# Come to sunny Greece !



## Grizzly

We're halfway through our 4 weeks in Greece and have loved every minute of it. 

It's exceeded every expectation and is still doing so. 

The people are a delight: warm, friendly, helpful and welcoming. English is spoken all over and road signs are in English and Greek script. A little Greek goes such a long way: people laugh with pleasure when you try ( and sorry if that sounds mawkish but it is true!)

The roads are a lot better that we expected and Greek drivers considerably better. They seem totally laid back and unstressed, don't hassle you if you make mistakes, don't overtake in silly places and generally make driving a whole lot easier than we expected or feared.

Campsites are clean, well-maintained by and large, and staffed by helpful people. We're paying max 20 euros per night but we have various discount cards (Sunshine Camping/ Greek Camping Club/ CCI card) so it is rarely that much.

All the historic sites we have visited have been very well displayed with stunning museums - exhibits labelled in English and Greek- and, by and large, plenty of parking.

We understand there are riots in Athens at the moment and there have been strikes yesterday and today but the only effect on us is that we had empty roads all the way from Delphi to here at Kato Alyssos. Shops - which are very good indeed-were all open on the way but local buses are not running until tomorrow. We were caught up in a strike in Athens but the worst that happened to us is that we had to get a taxi back to the site. This cost us 7 euros: worth every cent as we had a most interesting and informative taxi driver.

Fuel has gone up 2 or 3 cents per litre today and I expect food will be a little more expensive tomorrow.
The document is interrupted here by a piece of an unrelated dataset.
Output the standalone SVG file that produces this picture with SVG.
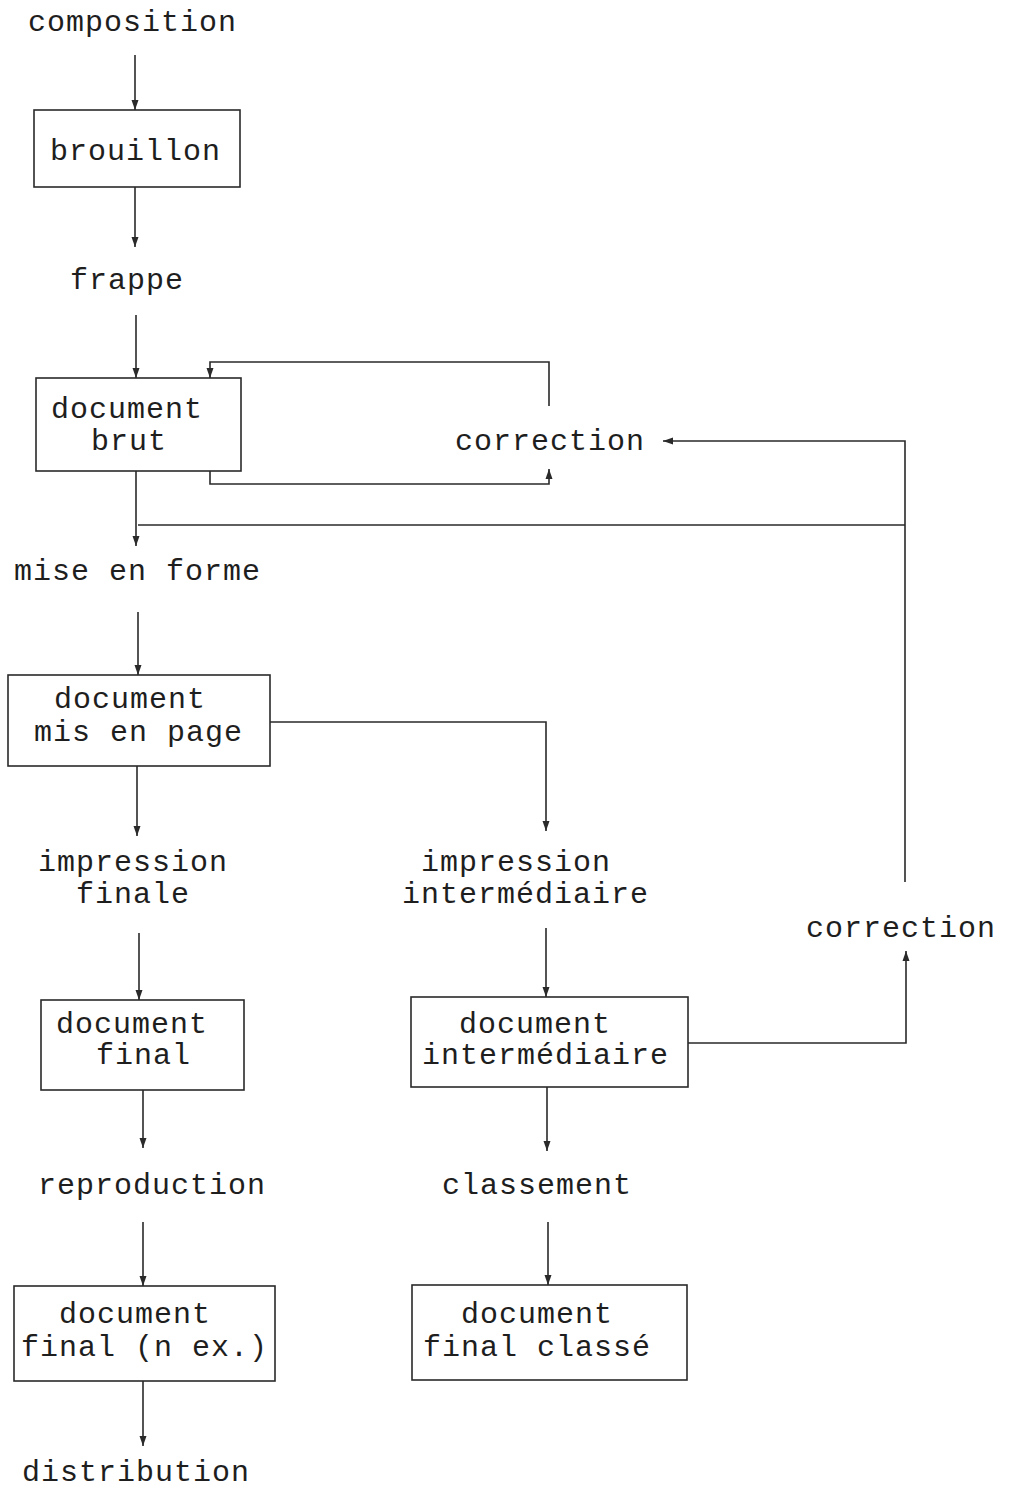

Oranges are free however- they drop from the campsite trees.

Don't be put off: the Greeks are determined that tourists will not be hassled so come and see this gorgeous country for yourself.

Grizzly and Safariboy


----------



## PAT4NEIL

Hi Grizzly

I have posted about us pulling out of going to Greece at the end of May because of the troubles.

Let me know how the rest of the holiday goes.

We loved Delphi when we were there, are you goingdown to the peloponese at all, because that is beautiful too.

Pat


----------



## Grizzly

Hi Pat...sorry you've cancelled - I didn't see your letter.

We've rather bumbled about and not planned our itinerary as logistically we should have done.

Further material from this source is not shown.